Joan Verdugo Jiménez
Se nos va a echar el día a perder. Esta era la frase que a menudo oía decir a mi abuelo paterno. Campesino sin tierra, desplazado por la violencia económica de un sistema que lo desarraigó de su Andalucía natal para hacinarlo, como a tantos miles, en la periferia de una Barcelona que vivía al ritmo que marcaban sus fábricas. Poco podrían imaginarse aquellas gentes dónde nos iba a conducir esa idea capitalista de progreso y modernidad setenta años más tarde.

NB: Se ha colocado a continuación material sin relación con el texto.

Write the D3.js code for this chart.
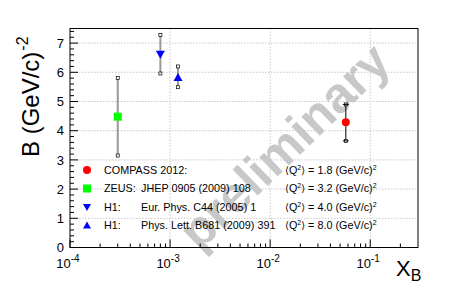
<!DOCTYPE html>
<html><head><meta charset="utf-8">
<script src="https://cdn.jsdelivr.net/npm/d3@7"></script>
<style>body{margin:0;background:#fff}svg{display:block;font-family:"Liberation Sans",Arial,sans-serif}</style>
</head><body>
<svg id="c" width="465" height="292"></svg>
<script>
const series = ["COMPASS", "ZEUS", "H1a", "H1b"];
const xValues = [0.057, 3.0e-4, 8.0e-4, 1.2e-3];
const bValues = [4.29, 4.48, 6.62, 5.82];
const errLow = [0.64, 1.33, 0.66, 0.33];
const errHigh = [0.61, 1.33, 0.66, 0.38];
const colors = ["#ff0000", "#00ff00", "#0000ff", "#0000ff"];
const shapes = ["circle", "square", "tdown", "tup"];
const legendExp = ["COMPASS 2012:", "ZEUS:", "H1:", "H1:"];
const legendRef = ["", "JHEP 0905 (2009) 108", "Eur. Phys. C44 (2005) 1", "Phys. Lett. B681 (2009) 391"];
const legendQ2 = ["1.8", "3.2", "4.0", "8.0"];
const yTicks = [0,1,2,3,4,5,6,7];
const xDecades = [1e-4, 1e-3, 1e-2, 1e-1];
const xExp = ["-4", "-3", "-2", "-1"];

const svg = d3.select("#c");
const L=70, R=418, T=28.5, B=247.5;
const x = d3.scaleLog().domain([1e-4, 0.3]).range([L, R]);
const y = d3.scaleLinear().domain([0, 7.5]).range([B, T]);

// grid
const g = svg.append("g");
yTicks.filter(v=>v>0).forEach(v=>{
  g.append("line").attr("x1",L).attr("x2",R).attr("y1",y(v)).attr("y2",y(v))
   .attr("stroke","#c8c8c8").attr("stroke-dasharray","1.5,1.5").attr("stroke-width",1);
});
xDecades.filter(v=>v>1e-4).forEach(v=>{
  g.append("line").attr("x1",x(v)).attr("x2",x(v)).attr("y1",T).attr("y2",B)
   .attr("stroke","#c8c8c8").attr("stroke-dasharray","1.5,1.5").attr("stroke-width",1);
});

// watermark
svg.append("text").attr("transform","translate(287,149) rotate(-44)")
  .attr("text-anchor","middle").attr("dominant-baseline","middle")
  .attr("font-size",50).attr("font-weight","bold").attr("fill","#c8c8c8")
  .text("preliminary");

// frame
svg.append("rect").attr("x",L).attr("y",T).attr("width",R-L).attr("height",B-T)
  .attr("fill","none").attr("stroke","#000").attr("stroke-width",1);

// y ticks
const yMinor = d3.range(0, 7.5001, 0.2);
yMinor.forEach(v=>{
  const major = Math.abs(v-Math.round(v))<1e-6;
  svg.append("line").attr("x1",L).attr("x2",L+(major?8:4)).attr("y1",y(v)).attr("y2",y(v))
    .attr("stroke","#000").attr("stroke-width",1);
});
yTicks.forEach(v=>{
  svg.append("text").attr("x",L-6).attr("y",y(v)).attr("dy","0.36em")
    .attr("text-anchor","end").attr("font-size",13).text(v);
});
// x ticks
const xMinor = [];
[1e-4,1e-3,1e-2,1e-1].forEach(d=>{ for(let k=1;k<10;k++){ const v=d*k; if(v<=0.3) xMinor.push(v);} });
xMinor.forEach(v=>{
  const major = xDecades.some(d=>Math.abs(d-v)/d<1e-6);
  svg.append("line").attr("x1",x(v)).attr("x2",x(v)).attr("y1",B).attr("y2",B-(major?8:4))
    .attr("stroke","#000").attr("stroke-width",1);
});
xDecades.forEach((v,i)=>{
  const t = svg.append("text").attr("x",x(v)-2).attr("y",268).attr("text-anchor","middle").attr("font-size",13);
  t.append("tspan").text("10");
  t.append("tspan").attr("dy",-6).attr("font-size",10).text(xExp[i]);
});

// axis titles
const yt = svg.append("text").attr("transform","translate(39,157) rotate(-90)")
  .attr("text-anchor","start").attr("font-size",24);
yt.append("tspan").text("B (GeV/c)");
yt.append("tspan").attr("dy",-11).attr("dx",1).attr("font-size",16).text("-2");
const xt = svg.append("text").attr("x",396).attr("y",276).attr("font-size",22);
xt.append("tspan").text("X");
xt.append("tspan").attr("dy",5).attr("font-size",16).text("B");

function marker(sel, shape, cx, cy, color, s){
  if(shape==="circle") sel.append("circle").attr("cx",cx).attr("cy",cy).attr("r",s/2).attr("fill",color);
  else if(shape==="square") sel.append("rect").attr("x",cx-s/2).attr("y",cy-s/2).attr("width",s).attr("height",s).attr("fill",color);
  else if(shape==="tdown") sel.append("path").attr("d",`M${cx-s/2},${cy-s/2.6}L${cx+s/2},${cy-s/2.6}L${cx},${cy+s/2}Z`).attr("fill",color);
  else sel.append("path").attr("d",`M${cx-s/2},${cy+s/2.6}L${cx+s/2},${cy+s/2.6}L${cx},${cy-s/2}Z`).attr("fill",color);
}

// data
const pts = svg.append("g");
series.forEach((s,i)=>{
  const cx = x(xValues[i]), cy = y(bValues[i]);
  const yl = y(bValues[i]-errLow[i]), yh = y(bValues[i]+errHigh[i]);
  const isC = shapes[i]==="circle";
  pts.append("line").attr("x1",cx).attr("x2",cx).attr("y1",yh+1.5).attr("y2",yl-1.5)
    .attr("stroke", isC?"#000":"#999").attr("stroke-width", isC?1:2);
  if(isC){
    [yh,yl].forEach(yy=>pts.append("line").attr("x1",cx-3).attr("x2",cx+3).attr("y1",yy).attr("y2",yy).attr("stroke","#000"));
  }
  [yh,yl].forEach(yy=>pts.append("rect").attr("x",cx-1.5).attr("y",yy-1.5).attr("width",3).attr("height",3)
     .attr("fill","none").attr("stroke","#000").attr("stroke-width",0.7));
  marker(pts, shapes[i], cx, cy, colors[i], shapes[i]==="square"?8:(isC?8:9));
});

// legend
const lg = svg.append("g").attr("font-size",10.8);
const rowY = [170, 188.5, 207, 225.5];
series.forEach((s,i)=>{
  marker(lg, shapes[i], 87, rowY[i], colors[i], 8);
  lg.append("text").attr("x",104).attr("y",rowY[i]).attr("dy","0.36em").text(legendExp[i]);
  if(legendRef[i]) lg.append("text").attr("x",141).attr("y",rowY[i]).attr("dy","0.36em").text(legendRef[i]);
  const t = lg.append("text").attr("x",285).attr("y",rowY[i]).attr("dy","0.36em");
  t.append("tspan").attr("font-family","DejaVu Sans").attr("font-size",10).text("\u27E8");
  t.append("tspan").text("Q");
  t.append("tspan").attr("dy",-4).attr("font-size",7).text("2");
  t.append("tspan").attr("dy",4).attr("font-family","DejaVu Sans").attr("font-size",10).text("\u27E9");
  t.append("tspan").text(" = " + legendQ2[i] + " (GeV/c)");
  t.append("tspan").attr("dy",-4).attr("font-size",7).text("2");
});
</script>
</body></html>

Como otros muchos modelos, el capitalismo nació y evolucionó siempre en un contexto de gran abundancia material energética pero también y, sobre todo, de estabilidad climática. Las probabilidades de que su versión última, el neoliberalismo global (o capitalismo del desastre, como algunos gustamos de llamarlo), sobreviva a una ruptura de este contexto son nulas.

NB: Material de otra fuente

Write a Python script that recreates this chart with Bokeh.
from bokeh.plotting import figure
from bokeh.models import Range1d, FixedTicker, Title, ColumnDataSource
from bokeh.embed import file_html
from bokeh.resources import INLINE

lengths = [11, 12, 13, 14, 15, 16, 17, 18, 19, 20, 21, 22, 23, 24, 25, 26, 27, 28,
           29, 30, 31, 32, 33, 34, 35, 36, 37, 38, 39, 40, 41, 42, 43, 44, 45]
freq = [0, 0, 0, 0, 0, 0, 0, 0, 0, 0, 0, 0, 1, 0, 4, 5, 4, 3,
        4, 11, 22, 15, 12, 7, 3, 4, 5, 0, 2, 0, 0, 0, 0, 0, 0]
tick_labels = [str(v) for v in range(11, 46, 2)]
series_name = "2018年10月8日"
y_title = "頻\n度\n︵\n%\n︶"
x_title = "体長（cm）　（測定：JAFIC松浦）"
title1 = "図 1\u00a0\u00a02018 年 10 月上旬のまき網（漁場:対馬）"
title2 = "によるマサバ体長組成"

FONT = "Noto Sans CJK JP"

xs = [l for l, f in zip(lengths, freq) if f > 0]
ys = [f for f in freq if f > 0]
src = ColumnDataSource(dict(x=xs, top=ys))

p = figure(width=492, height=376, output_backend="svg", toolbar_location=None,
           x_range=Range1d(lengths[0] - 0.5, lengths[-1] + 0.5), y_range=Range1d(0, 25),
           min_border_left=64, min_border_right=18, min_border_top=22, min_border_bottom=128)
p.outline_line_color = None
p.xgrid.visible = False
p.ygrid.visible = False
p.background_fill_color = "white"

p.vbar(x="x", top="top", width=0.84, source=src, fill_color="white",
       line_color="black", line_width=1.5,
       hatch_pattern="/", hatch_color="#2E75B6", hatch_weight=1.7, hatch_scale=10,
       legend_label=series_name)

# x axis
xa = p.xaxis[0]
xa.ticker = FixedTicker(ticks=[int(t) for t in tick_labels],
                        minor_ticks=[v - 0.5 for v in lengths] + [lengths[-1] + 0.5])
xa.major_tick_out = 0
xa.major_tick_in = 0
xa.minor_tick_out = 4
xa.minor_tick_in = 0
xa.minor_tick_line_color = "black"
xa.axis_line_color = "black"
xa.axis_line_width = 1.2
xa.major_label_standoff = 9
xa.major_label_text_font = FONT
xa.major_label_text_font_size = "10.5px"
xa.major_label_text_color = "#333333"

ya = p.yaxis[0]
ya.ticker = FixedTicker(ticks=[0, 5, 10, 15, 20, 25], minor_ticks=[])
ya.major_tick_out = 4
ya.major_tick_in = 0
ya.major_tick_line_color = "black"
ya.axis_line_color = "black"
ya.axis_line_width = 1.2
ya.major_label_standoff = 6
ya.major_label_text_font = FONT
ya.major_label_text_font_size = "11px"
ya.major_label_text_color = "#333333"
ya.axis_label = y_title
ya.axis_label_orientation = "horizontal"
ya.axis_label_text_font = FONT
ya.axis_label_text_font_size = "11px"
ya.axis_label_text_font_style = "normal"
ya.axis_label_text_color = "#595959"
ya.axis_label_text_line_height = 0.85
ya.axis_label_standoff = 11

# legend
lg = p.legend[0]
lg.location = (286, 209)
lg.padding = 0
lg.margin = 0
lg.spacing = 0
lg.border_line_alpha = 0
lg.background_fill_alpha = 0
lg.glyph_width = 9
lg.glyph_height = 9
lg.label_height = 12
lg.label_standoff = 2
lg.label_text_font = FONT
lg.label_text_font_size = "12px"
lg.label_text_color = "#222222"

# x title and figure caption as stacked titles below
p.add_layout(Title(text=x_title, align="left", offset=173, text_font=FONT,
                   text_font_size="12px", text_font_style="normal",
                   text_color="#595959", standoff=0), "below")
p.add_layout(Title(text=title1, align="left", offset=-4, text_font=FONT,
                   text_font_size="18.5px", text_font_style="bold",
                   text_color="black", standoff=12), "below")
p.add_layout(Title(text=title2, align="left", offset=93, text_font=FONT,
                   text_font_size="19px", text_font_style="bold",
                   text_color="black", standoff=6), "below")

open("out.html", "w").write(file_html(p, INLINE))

No hay crecimiento económico sin confianza en un futuro estable. Y no hay un futuro estable sin estabilidad climática.
Esto nos lleva a una gran reflexión y adaptación de todo el entramado productivo: industria, energía, agua y, cómo no, agricultura, ganadería y pesca. Transitar por todos estos cambios va a tener seguramente más tinte de revolución que de transición, con puntos de ruptura y de no retorno a lo largo del camino.

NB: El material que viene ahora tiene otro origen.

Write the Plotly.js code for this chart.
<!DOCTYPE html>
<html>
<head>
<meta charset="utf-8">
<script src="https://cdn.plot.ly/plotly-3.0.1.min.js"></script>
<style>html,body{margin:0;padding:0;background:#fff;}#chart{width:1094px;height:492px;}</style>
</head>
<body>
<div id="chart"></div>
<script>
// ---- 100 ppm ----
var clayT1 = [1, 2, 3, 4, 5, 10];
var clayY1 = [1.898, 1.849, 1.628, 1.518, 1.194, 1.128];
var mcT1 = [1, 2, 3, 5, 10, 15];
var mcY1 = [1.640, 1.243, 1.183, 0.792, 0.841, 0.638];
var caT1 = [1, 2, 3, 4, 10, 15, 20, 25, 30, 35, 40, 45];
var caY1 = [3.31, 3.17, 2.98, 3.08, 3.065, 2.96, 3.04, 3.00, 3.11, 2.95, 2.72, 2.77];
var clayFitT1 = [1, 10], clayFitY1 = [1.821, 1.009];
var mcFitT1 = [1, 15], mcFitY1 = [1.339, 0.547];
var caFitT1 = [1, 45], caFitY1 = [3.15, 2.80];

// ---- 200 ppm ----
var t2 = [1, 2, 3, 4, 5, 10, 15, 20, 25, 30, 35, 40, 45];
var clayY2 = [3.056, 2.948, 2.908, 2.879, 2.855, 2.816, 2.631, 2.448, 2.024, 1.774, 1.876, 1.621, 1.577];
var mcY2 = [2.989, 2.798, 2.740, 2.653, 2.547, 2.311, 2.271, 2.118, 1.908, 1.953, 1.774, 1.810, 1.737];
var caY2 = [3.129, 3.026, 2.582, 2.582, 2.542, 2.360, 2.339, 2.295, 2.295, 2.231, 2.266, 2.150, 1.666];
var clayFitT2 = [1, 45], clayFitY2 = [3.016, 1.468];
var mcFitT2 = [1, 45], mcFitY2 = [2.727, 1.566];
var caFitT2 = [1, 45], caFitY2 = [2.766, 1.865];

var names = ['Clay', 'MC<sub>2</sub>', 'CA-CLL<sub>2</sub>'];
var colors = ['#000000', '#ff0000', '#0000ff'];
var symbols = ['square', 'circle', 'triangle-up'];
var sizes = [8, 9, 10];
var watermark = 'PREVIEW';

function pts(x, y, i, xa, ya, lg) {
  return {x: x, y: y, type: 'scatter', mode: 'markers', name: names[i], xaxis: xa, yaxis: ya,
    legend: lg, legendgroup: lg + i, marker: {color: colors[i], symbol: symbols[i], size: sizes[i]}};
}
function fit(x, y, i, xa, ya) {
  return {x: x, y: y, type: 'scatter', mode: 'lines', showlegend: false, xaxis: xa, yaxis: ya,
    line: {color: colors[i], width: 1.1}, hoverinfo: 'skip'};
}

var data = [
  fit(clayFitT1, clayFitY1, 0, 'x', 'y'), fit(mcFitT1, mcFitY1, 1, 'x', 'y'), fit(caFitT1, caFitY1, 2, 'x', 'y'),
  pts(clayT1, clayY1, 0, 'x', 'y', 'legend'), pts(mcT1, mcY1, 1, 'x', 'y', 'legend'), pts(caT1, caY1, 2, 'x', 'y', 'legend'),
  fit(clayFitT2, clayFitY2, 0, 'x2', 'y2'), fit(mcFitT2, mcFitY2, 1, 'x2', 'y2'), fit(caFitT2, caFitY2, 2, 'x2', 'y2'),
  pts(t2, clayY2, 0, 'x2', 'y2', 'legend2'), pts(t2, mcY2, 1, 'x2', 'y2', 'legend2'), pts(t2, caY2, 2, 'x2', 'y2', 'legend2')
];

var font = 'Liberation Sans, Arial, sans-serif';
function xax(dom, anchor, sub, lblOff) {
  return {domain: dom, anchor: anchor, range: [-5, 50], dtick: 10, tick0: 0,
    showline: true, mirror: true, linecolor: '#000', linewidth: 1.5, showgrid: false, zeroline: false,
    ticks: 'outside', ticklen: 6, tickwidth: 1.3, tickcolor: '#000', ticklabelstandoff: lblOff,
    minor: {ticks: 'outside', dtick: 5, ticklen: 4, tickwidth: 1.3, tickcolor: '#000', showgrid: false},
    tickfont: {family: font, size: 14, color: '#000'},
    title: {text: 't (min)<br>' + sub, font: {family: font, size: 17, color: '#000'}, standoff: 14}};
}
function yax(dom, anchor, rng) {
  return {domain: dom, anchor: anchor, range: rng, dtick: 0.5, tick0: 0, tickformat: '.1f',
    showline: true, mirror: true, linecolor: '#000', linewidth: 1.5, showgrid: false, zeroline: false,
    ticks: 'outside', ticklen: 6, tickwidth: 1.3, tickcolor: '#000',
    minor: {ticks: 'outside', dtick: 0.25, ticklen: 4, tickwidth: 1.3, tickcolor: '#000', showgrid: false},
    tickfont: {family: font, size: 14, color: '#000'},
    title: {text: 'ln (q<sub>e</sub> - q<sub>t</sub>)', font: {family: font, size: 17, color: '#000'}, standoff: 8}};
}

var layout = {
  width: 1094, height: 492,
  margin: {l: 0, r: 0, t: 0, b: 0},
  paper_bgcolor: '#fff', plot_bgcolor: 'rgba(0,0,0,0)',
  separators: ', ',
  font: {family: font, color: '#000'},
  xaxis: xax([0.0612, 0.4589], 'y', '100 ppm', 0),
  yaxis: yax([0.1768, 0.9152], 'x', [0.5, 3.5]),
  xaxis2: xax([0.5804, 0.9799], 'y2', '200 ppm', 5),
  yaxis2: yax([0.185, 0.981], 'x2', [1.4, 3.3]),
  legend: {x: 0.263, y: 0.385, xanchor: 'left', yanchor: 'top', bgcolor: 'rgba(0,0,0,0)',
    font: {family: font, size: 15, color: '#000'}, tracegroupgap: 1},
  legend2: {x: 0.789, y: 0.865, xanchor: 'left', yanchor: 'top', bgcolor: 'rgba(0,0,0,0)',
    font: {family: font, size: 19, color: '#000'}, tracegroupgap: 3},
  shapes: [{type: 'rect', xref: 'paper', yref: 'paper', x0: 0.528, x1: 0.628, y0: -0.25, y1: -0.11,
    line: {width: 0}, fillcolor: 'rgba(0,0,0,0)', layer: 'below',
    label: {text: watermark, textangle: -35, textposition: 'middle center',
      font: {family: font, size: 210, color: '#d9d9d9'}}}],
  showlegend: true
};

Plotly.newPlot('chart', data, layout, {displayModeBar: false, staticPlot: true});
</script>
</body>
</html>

La aparición de la agricultura de cereales o plantas de alto valor energético, estocables y con ciclos demandantes de cierta previsibilidad climática, tiene por delante unos años complicados. Y no hay que olvidar que estos productos son los que permiten que el mundo humano siga en movimiento. Porque, aunque como sabrán muchas lectoras, hoy en día esos cultivos son en su mayoría una forma de hacernos metabolizar la energía de los combustibles fósiles, no por ello son menos vulnerables a las catástrofes climáticas. Y sin esa energía que mueve el mundo, no hay ingenieros, ni profesorado, ni investigadoras, ni campesinado… En fin, como se suele decir: nadie trabajaría con el estómago vacío.
Por eso, me gustaría pasar un mensaje claro y urgente a todos los agentes de la sociedad que trabajamos en la producción alimentaria: tenemos que repensar y rediseñar nuestras fincas, cultivos, granjas..., no hacer meros cambios. Hay que evitar las falsas soluciones crecentistas de «más grande», «más especializado», «más tecnificado», porque ese paquete solo nos servirá para cavar más hondo la tumba, nuestra ruina colectiva. La toma de decisiones de hoy implica las proyecciones que tengamos del futuro a medio y largo plazo.
Tenemos que ser capaces entre todas de definir el problema para poder, colectivamente, buscar soluciones y no perdernos en divagaciones y piruetas intelectuales para evitar encajar la dura realidad. Nuestro modelo crecentista ha enviado al traste el contexto de estabilidad climática que funda la base de nuestros privilegios materiales y energéticos. Si no dejamos de alimentar su existencia con nuestras acciones y fe en sus soluciones, vamos a perder un tiempo y recursos preciosos que necesitaremos para inventar el pluriverso de soluciones locales necesarias.
¡No podemos echar el día a perder! Así que ¡ánimo! Nos queda muchísimo por hacer.